Monday, April 8, 2013

Eco-Kashrut: Environmental Standards for What and How We Eat

It reads, to modern eyes, like a cookbook. The Torah portion of Shemini begins by telling us to bring beef, mutton, and pancakes to the sacred altar at the transcendent moment of its dedication. It ends by making sure that on any ordinary day we do not eat whales, hawks, camels, or shrimp. For even in our ordinary lives, some foods are sacred.

And between these two celebrations of the sacredness of food, we witness the deaths of those who brought "strange fire" to the Holy One.

How did biblical Jews get in touch with God? By eating and choosing what to eat. Not by murmuring prayer; when Hannah did that (I Samuel 1:13), the priest Eli though she was drunk.

Why by eating? Because in the deepest origins of Jewish life, the most sacred relationship was the relationship with the earth. For shepherds, farmers, orchard-keepers, food was the nexus between adamah, the earth, and its closest relative, adam, the human. So ancient Jews got in touch with God by bringing food to the Temple. With our bodies we affirmed, "This food comes from a Unity of which we also are a part: from earth, rain, sun, seed, and our own work. It came from the Unity of Life; so we give back some of it to that great Unity."

In our most mundane moments, we affirmed through the rules of kashrut that what and how we ate was holy. And in our wildest poetic fantasies of the history of humankind, we thought that what went wrong was somehow wrongly eating--a mistake that brought upon us an earth that would bring forth only thorns and thistles for us to eat, as we toiled with the sweat pouring down our noses.

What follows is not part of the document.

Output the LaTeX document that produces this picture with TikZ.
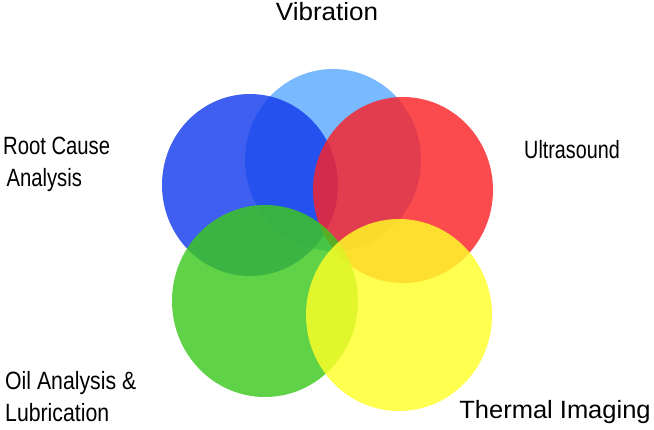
\documentclass[tikz,border=0pt]{standalone}
\usepackage{fontspec}
\usetikzlibrary{shapes.geometric}
\setmainfont{Liberation Sans}
\begin{document}
\begin{tikzpicture}[x=1pt,y=-1pt,
  disc/.style={ellipse,minimum width=#1,minimum height=#1+6pt,inner sep=0pt,opacity=0.82},
  lbl/.style={font=\fontsize{25}{32}\selectfont,align=left,inner sep=0pt}]
\useasboundingbox (0,0) rectangle (654,429);
\definecolor{cvib}{RGB}{90,170,255}
\definecolor{crc}{RGB}{20,60,235}
\definecolor{cus}{RGB}{250,35,40}
\definecolor{coil}{RGB}{60,200,30}
\definecolor{cth}{RGB}{255,255,40}
\node[disc=176pt,fill=cvib] (vib) at (333,160) {};
\node[disc=176pt,fill=crc] (rc) at (250,185) {};
\node[disc=180pt,fill=cus] (us) at (403,190) {};
\node[disc=186pt,fill=coil] (oil) at (265,301) {};
\node[disc=186pt,fill=cth] (th) at (399,315) {};
\node[lbl] (tvib) at (327,12) {\scalebox{1.04}[1]{Vibration}};
\node[lbl,anchor=west] (trc) at (3,164) {\scalebox{0.81}[1]{Root Cause}\\\scalebox{0.81}[1]{\,Analysis}};
\node[lbl] (tus) at (572,150) {\scalebox{0.79}[1]{Ultrasound}};
\node[lbl,anchor=west] (toil) at (5,397) {\scalebox{0.85}[1]{Oil Analysis \&}\\\scalebox{0.85}[1]{Lubrication}};
\node[lbl] (tth) at (555,412) {\scalebox{1.02}[1]{Thermal Imaging}};
\end{tikzpicture}
\end{document}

When the moment came for us to turn history around, we learned to rest. We learned Shabbat. Not from the thunderclap of Sinai, but from eating--from the manna--that sweet and flowing breast-milk of El Shaddai, the God of Breasts, All-Nourishing. From the manna, we learned that together with the earth, we rest. And rest was then extended from the seventh day to the seventh year, when the earth was entitled to rest and the human community that worked the earth was obligated to rest as well.

Today, most of us have shrugged away the bringing-near of sacred food, the sacred choice of foods we do not eat, the sacred pausing so that one-seventh of the time we do not grow our foods. We think that resting is a waste of time that could be used to make, invent, produce, do.